Question

trig identity need help

Answer 1

need help with circled one

Answer 2

\[\cot( \alpha) -\tan(\alpha)=\frac{2 \cos(2 \alpha)}{\sin(2 \alpha)}\]

Do you remember the following identities:
\[\cos(2 \alpha)=\cos^2(\alpha)-\sin^2(\alpha)\]
\[\sin(2 \alpha)=2 \sin(\alpha)\cos(\alpha)\]

Answer 3

Try using these

Answer 4

\[\frac{2 (\cos^2(\alpha)-\sin^2(\alpha))}{2 \sin(\alpha) \cos(\alpha)}\]
We see that 2/2=1
So we have
\[\frac{ \cos^2(\alpha)-\sin^2(\alpha)}{ \sin(\alpha) \cos(\alpha)}\]

Answer 5

Now write as two separate fractions

Answer 6

And then you will be home free very soon

Answer 7

so after i separate then do i use the conjugate to get the same denominator?

Answer 8

No you don't want to combine the fractions
You want to separate them because you have two terms on the other side

Answer 9

oh! i see ^_^ so i just make the cot and tan look like the other side! ty so much

Answer 10

Well I was working with side that had double angles
And I was trying to show the side with double angles is cot(blah)-tan(blah)

Answer 11

Just so we are clear
This is what I'm saying to do
\[\frac{\cos^2(\alpha)-\sin^2(\alpha)}{\sin(\alpha) \cos(\alpha)}=\frac{\cos^2(\alpha)}{\sin(\alpha) \cos(\alpha)} -\frac{\sin^2(\alpha)}{\sin(\alpha)\cos(\alpha)}\]

Answer 12

Now do some canceling and some rewriting and then boom! :) You got it!

Answer 13

i'm confused >.<' \[\cos ^{2}\alpha \div \sin- \sin ^{2}\alpha \div \cos \alpha = \cos \alpha \div \sin \alpha -\sin \alpha \div \cos \alpha\]
this is where i get confused when we make the cot and tan look like sin amd cos i get confused on what to do after that

Answer 14

\[\frac{\cos(\alpha)}{\sin(\alpha)}=\cot(\alpha) \text{ and } \frac{\sin(\alpha)}{\cos(\alpha)}=\tan(\alpha)\]

Answer 15

I've tried to start from both sides.

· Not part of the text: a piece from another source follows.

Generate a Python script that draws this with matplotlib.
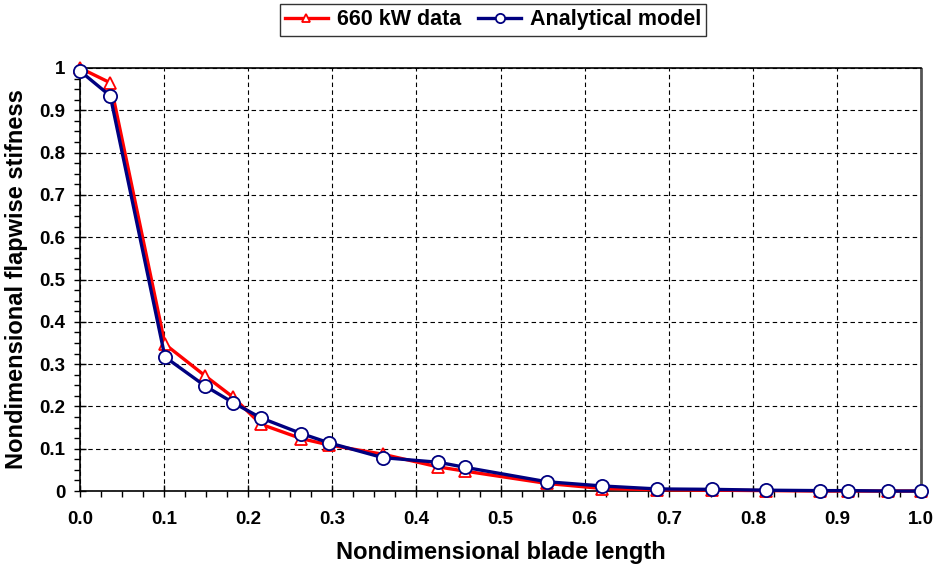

Here we go~

Answer 16

@Callisto what did you do on the RHS to make the numerator cos^2x-sin^2x

Answer 17

He found a common denominator so he could write as one fraction

Answer 18

She!!!!!!

Answer 19

I'm sorry callisto. I should had let you said that. :)

Answer 20

Nope, I'm glad that you help!! Your answer is the best!!! But I'm a she not a he...

Answer 21

@Callisto did u multiply by the reciprocal?